The stage is set for the next Global Financial Crisis, which will be bigger and “better” than anything we have seen since the Great Depression. There are plenty of fringe people saying this, but now their tiny voices are starting to be drowned by the shout of the mainstream giants. It would be foolish to ignore the signs.
Even unconventional money, such as Bitcoin, is facing an impending crash, as Mike Adams has argued in a series of articles. I am basically uneducated about this debate, but I am still impressed by Adams’ point that the Bitcoin community is wanting to end the 21 million coin limit, by changing the mathematical algorithm, so that a “quantitative easing” operation would occur, taking away most of the advantages of Bitcoin. Bitcoin supporters are, I have found, absolutely fanatical about their decentralised currency, and probably will not see this crash coming until too late, which is too bad. Such are the laws of survival of the fittest.
What then to do? Obviously, the social credit folk operating in the upholstery department are not yet ready to step in and take over the global economy, and if they are, apparently the rest of the society, for various reasons is not. Surely, stating the obvious will not upset those with gentle digestive systems? What then can be done before the great change? I asked John Steele, who lives in the Victorian scrub in a tent, using a special smoke signal code, done by lighting a fire on the roof of my house in Melbourne, and making the signals with a hessian bag.
For him, it is survivalism all the way. Learn useful apocalyptic skills, such as how to turn your old washing machine into a water-powered generator. YouTube has an enormous amount of practical videos just like this, so in the countdown to economic Armageddon, spend time looking at this, rather than mindless entertainment on TV. As well, explore back to basics options, such as how to cook without electricity, off grid cooking. John Steele, and Uncle Len are in the intellectual vanguard of this right now; John living in a tent in the Victorian scrub, and Len in a shed in some forgotten corner of Adelaide. Uncle Len has even come up with a mouth-watering recipe for cockroaches and other insects, which he is perfecting and will report on if he lives. So, don’t experiment with this at home, children.
Stockpiling everyday items is a sensible thing to do, something I call investing in commodities, as the basics of life, such as toilet paper, food and weapons are increasing in price all the time. Thus, stockpile items now. One cannot lose putting away in bulk things that you will need in the future. Here is a list of 100 items which disappear first in a crisis; print of the list and start stockpiling. Thank God the Americans are as paranoid as me!
I am working on getting together a supply of cheap clothes from op shops, and cheaper shops, to see me out until I am worm food. At the moment I am saving up for a large woollen jacket which I saw at Target for $ 69, and I hope to get this item this winter so that I won’t freeze to death and die in my flat when the power is turned off because I can’t afford to pay the bill. In this context, a good sleeping bag can help save your life. Just forget about the peak oil nonsense, the only peak is peak oppression and peak debt. We are strong enough to visit sites which we don’t fully agree with to collect otherwise useful information. It’s better than dying, and as my dear old mum said “beggars can’t be choosers.”

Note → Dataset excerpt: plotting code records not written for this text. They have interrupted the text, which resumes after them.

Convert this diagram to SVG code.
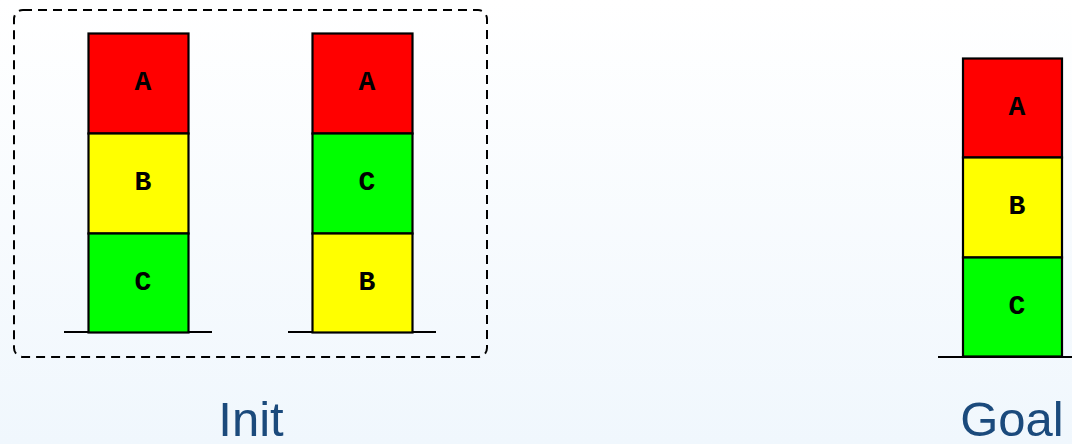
<svg xmlns="http://www.w3.org/2000/svg" width="1072" height="444" viewBox="0 0 1072 444">
<defs>
<linearGradient id="bg" x1="0" y1="0" x2="0" y2="1">
<stop offset="0" stop-color="#ffffff"/>
<stop offset="1" stop-color="#f0f7fd"/>
</linearGradient>
</defs>
<style>
.blk{stroke:#000;stroke-width:2.2}
.a{fill:#ff0000}.b{fill:#ffff00}.c{fill:#00ff00}
.lt{font-family:"Liberation Mono","Courier New",monospace;font-weight:bold;font-size:28px;text-anchor:middle;fill:#000}
.gnd{stroke:#000;stroke-width:2.2}
.cap{font-family:"Liberation Sans",Arial,sans-serif;font-size:49px;text-anchor:middle;fill:#1b4a7c}
</style>
<rect width="1072" height="444" fill="url(#bg)"/>
<g id="init-box">
<rect x="14" y="10" width="473" height="347" rx="9" fill="none" stroke="#000" stroke-width="2" stroke-dasharray="9,6"/>
</g>
<g id="stack1">
<line class="gnd" x1="64" y1="332" x2="212" y2="332"/>
<rect class="blk a" x="88.5" y="33.5" width="100" height="100"/>
<rect class="blk b" x="88.5" y="133.5" width="100" height="100"/>
<rect class="blk c" x="88.5" y="233.5" width="100" height="99"/>
<text class="lt" x="143" y="90">A</text>
<text class="lt" x="143" y="190">B</text>
<text class="lt" x="143" y="290">C</text>
</g>
<g id="stack2">
<line class="gnd" x1="288" y1="332" x2="436" y2="332"/>
<rect class="blk a" x="312.5" y="33.5" width="100" height="100"/>
<rect class="blk c" x="312.5" y="133.5" width="100" height="100"/>
<rect class="blk b" x="312.5" y="233.5" width="100" height="99"/>
<text class="lt" x="367" y="90">A</text>
<text class="lt" x="367" y="190">C</text>
<text class="lt" x="367" y="290">B</text>
</g>
<g id="goal">
<line class="gnd" x1="938" y1="357" x2="1072" y2="357"/>
<rect class="blk a" x="963" y="58.5" width="99" height="99"/>
<rect class="blk b" x="963" y="157.5" width="99" height="100"/>
<rect class="blk c" x="963" y="257.5" width="99" height="99"/>
<text class="lt" x="1017" y="115">A</text>
<text class="lt" x="1017" y="214">B</text>
<text class="lt" x="1017" y="314">C</text>
</g>
<g id="labels">
<text class="cap" x="251" y="436">Init</text>
<text class="cap" x="1012" y="436">Goal</text>
</g>
</svg>
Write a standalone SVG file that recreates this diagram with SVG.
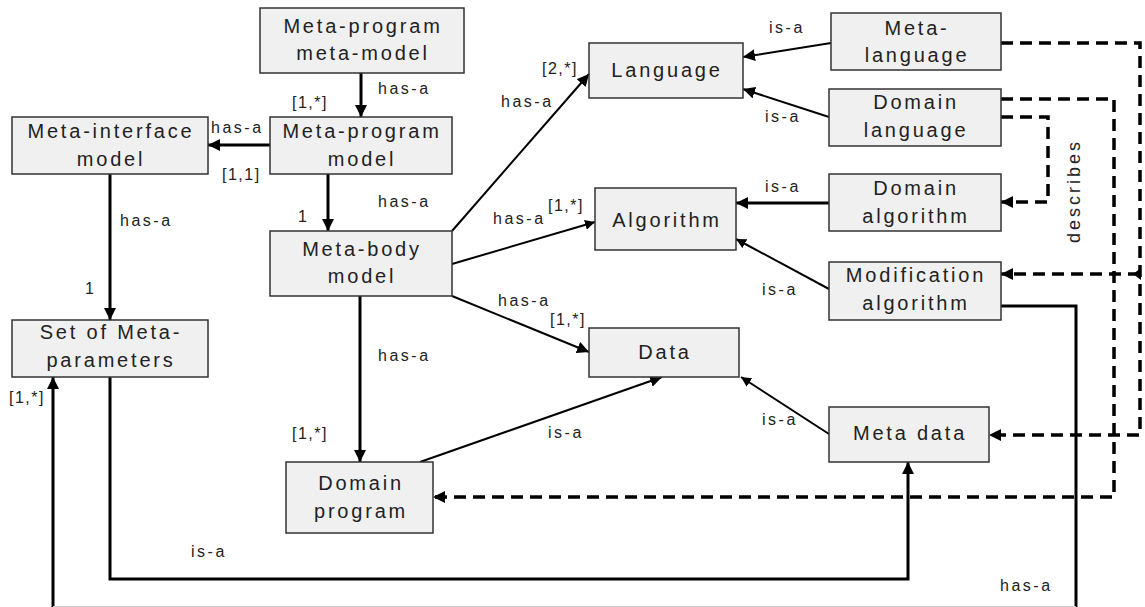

Having a supply of food on hand is important, as South Aussies learnt when the big power blackouts knocked out supplies. Supermarket shelves emptied mighty quickly. People brought up battery powered torches very fast. A supply of dry goods and tinned food gives one a great sense of security.
Here is a really good article about the shelf life of canned food, saying that cans last longer than we think. In this context, I came across an article: J. A. Dudek and E. R. Elkins, “Nutritional Composition of Historical Canned Food Samples,” Journal of Food Science, vol. 48, 1983, pp. 654-655, which reported on a food science analysis of 40 year-old cans found aboard the sunken ship USS Monitor. Although vitamin C levels were low, the food compared well nutritionally to modern tinned food. Obviously, common sense is needed to examine for bulges and leaks in tins, and other ways that food poisoning could arise. The article tells you how to do this.
The usual caveat: I am not offering food storage/health advice, merely directing attention to the literature, and no more, all risk on you, as it should be. Ok, all the legals are fine.
With the storm clouds on the horizon, it is important to take in all such knowledge, because the first lesson for any soldier, even those in Dad’s Army, is to survive.